YOUR INSTRUCTIONS
Copy exactly, and only, the lines below from the first through the one containing "var shadeStart = 1982;", both included; pictures are omitted.

GIVEN INFORMATION
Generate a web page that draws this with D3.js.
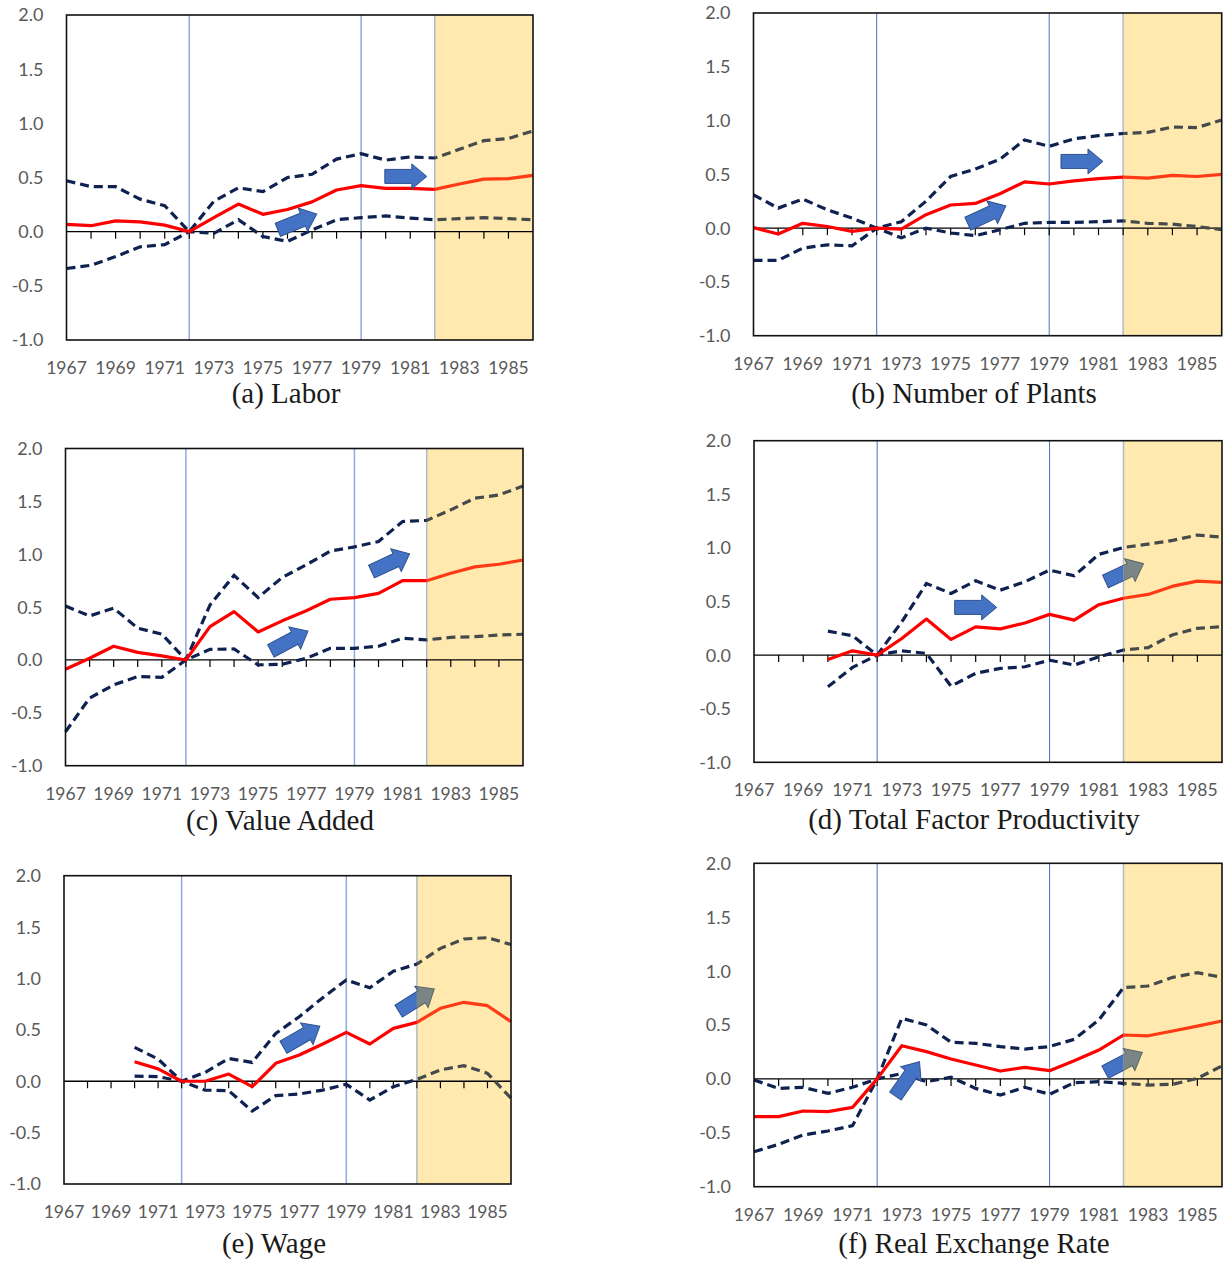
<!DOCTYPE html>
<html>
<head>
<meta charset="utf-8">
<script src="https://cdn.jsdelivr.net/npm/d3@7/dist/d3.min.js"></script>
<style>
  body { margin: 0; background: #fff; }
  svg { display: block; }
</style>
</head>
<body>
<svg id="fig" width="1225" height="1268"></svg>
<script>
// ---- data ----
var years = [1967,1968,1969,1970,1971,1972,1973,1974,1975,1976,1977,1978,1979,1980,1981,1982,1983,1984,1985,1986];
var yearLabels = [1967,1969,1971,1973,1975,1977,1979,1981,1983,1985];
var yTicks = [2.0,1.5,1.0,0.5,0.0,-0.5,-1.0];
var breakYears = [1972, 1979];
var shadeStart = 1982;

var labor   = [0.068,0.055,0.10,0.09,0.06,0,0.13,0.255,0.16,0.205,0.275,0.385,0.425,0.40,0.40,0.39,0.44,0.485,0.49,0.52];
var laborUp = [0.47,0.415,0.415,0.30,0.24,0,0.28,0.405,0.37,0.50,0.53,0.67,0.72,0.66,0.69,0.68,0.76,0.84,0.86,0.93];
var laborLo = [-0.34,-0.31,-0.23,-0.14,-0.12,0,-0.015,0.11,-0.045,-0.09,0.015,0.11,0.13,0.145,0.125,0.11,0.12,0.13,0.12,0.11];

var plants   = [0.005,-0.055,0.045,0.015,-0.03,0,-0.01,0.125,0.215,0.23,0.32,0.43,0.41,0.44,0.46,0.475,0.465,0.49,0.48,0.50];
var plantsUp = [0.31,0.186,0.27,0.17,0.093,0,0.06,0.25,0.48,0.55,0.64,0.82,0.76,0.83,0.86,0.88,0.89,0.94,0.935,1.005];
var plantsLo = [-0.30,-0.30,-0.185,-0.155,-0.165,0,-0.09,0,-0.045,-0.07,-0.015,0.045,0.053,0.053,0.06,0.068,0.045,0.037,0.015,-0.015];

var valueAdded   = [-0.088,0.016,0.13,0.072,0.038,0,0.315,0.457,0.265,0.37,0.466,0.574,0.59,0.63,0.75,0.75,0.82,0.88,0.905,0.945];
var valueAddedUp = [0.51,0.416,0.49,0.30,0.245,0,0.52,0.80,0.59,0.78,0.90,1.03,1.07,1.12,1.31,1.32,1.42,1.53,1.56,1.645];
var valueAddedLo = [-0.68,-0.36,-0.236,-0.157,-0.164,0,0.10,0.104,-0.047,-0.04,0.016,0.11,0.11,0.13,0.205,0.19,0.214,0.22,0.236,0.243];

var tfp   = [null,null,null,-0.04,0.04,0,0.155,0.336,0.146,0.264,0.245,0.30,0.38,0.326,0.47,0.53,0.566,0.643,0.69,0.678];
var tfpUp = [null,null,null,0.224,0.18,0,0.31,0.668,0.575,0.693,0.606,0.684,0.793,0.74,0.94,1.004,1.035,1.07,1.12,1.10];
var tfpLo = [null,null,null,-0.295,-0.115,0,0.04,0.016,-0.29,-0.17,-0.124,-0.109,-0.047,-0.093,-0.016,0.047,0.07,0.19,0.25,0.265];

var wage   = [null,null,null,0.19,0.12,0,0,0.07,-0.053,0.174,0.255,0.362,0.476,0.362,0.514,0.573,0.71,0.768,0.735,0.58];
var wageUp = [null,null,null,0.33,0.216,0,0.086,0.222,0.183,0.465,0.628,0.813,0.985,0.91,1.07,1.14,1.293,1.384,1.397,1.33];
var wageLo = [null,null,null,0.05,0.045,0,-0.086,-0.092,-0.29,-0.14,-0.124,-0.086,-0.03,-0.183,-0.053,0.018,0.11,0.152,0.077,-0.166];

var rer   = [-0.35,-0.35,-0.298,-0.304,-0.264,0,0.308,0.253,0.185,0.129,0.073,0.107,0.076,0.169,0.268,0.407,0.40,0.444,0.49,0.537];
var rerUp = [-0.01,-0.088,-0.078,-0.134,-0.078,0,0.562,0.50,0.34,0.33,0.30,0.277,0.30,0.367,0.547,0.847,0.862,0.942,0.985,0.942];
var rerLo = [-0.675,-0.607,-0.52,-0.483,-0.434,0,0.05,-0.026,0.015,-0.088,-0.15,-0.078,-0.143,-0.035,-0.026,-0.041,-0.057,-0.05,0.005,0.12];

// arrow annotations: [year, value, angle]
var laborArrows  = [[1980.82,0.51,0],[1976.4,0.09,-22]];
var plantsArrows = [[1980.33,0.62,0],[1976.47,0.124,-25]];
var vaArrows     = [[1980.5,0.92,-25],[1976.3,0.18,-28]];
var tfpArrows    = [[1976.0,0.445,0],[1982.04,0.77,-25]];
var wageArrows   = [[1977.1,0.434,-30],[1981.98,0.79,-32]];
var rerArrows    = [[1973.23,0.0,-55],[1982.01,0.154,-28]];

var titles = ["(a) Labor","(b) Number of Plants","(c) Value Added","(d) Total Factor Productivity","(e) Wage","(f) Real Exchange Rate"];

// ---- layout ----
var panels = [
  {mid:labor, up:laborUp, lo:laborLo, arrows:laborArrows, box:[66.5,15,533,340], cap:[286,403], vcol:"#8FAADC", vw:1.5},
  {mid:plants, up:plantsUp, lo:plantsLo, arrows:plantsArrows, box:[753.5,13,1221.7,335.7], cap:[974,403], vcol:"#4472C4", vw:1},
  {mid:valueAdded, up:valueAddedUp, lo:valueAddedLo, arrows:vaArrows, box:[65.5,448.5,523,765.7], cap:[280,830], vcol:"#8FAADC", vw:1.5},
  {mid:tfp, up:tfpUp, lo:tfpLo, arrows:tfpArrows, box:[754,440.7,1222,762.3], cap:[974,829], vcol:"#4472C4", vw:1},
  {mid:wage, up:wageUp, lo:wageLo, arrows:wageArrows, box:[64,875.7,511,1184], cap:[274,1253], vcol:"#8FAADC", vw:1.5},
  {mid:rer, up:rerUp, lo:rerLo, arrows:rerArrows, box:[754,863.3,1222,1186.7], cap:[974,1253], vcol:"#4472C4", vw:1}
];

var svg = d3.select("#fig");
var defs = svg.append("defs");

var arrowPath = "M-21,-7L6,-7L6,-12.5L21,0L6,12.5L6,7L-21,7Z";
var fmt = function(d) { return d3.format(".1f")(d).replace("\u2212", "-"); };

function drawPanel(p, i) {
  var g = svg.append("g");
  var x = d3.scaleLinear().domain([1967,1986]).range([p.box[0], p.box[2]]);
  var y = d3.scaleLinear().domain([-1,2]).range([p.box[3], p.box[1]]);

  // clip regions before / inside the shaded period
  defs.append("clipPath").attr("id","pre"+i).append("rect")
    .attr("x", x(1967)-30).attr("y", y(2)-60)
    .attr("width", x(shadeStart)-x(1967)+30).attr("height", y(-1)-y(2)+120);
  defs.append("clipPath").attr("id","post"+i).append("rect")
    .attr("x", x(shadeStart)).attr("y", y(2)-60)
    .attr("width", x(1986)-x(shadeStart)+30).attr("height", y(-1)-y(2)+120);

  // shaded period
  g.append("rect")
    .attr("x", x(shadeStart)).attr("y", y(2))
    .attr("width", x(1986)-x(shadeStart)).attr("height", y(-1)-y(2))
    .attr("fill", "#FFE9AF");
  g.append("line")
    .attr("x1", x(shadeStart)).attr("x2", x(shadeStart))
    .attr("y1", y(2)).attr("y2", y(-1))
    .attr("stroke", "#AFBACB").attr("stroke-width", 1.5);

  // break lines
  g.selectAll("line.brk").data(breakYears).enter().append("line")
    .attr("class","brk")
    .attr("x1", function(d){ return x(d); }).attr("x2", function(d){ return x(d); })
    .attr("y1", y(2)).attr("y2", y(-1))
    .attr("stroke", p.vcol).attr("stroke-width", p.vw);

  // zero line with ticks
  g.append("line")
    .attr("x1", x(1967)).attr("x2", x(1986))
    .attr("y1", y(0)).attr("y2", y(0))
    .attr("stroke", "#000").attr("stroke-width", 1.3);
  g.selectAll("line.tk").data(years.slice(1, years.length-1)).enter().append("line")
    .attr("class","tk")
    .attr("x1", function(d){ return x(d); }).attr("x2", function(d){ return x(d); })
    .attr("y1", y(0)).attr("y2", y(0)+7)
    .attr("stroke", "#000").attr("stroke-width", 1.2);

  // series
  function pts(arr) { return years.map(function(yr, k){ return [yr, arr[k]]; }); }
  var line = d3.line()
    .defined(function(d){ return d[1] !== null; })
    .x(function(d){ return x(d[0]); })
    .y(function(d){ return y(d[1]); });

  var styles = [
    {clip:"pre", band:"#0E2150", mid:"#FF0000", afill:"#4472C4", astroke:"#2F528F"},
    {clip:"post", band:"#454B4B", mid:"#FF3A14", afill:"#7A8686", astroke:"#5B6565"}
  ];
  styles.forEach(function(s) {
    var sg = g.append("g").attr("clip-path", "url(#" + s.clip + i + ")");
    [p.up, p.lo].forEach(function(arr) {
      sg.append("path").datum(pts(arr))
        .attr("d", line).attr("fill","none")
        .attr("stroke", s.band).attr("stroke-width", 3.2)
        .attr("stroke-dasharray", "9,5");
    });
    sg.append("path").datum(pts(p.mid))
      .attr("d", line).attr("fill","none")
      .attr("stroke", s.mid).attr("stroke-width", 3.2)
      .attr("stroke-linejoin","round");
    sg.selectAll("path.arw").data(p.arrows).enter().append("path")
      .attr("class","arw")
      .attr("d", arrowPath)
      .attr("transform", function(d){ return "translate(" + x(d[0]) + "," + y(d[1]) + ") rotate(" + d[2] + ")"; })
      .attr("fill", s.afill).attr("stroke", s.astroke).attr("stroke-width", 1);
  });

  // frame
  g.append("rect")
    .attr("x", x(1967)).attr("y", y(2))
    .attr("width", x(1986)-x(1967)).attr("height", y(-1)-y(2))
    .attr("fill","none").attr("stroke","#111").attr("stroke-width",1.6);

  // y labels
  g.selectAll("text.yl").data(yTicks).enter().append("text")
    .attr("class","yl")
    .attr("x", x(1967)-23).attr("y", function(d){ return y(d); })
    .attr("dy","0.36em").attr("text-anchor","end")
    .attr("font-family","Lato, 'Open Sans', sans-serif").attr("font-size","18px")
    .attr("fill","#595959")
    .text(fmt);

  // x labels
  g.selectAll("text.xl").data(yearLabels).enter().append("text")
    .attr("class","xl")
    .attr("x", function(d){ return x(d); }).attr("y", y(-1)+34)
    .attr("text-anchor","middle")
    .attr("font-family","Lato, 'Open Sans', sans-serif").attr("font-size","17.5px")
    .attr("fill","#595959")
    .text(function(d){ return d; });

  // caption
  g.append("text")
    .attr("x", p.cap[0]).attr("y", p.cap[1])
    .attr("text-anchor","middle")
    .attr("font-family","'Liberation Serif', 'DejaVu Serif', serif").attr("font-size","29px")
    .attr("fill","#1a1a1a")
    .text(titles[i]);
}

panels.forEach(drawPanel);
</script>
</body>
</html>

FINAL RESULT
Generate a web page that draws this with D3.js.
<!DOCTYPE html>
<html>
<head>
<meta charset="utf-8">
<script src="https://cdn.jsdelivr.net/npm/d3@7/dist/d3.min.js"></script>
<style>
  body { margin: 0; background: #fff; }
  svg { display: block; }
</style>
</head>
<body>
<svg id="fig" width="1225" height="1268"></svg>
<script>
// ---- data ----
var years = [1967,1968,1969,1970,1971,1972,1973,1974,1975,1976,1977,1978,1979,1980,1981,1982,1983,1984,1985,1986];
var yearLabels = [1967,1969,1971,1973,1975,1977,1979,1981,1983,1985];
var yTicks = [2.0,1.5,1.0,0.5,0.0,-0.5,-1.0];
var breakYears = [1972, 1979];
var shadeStart = 1982;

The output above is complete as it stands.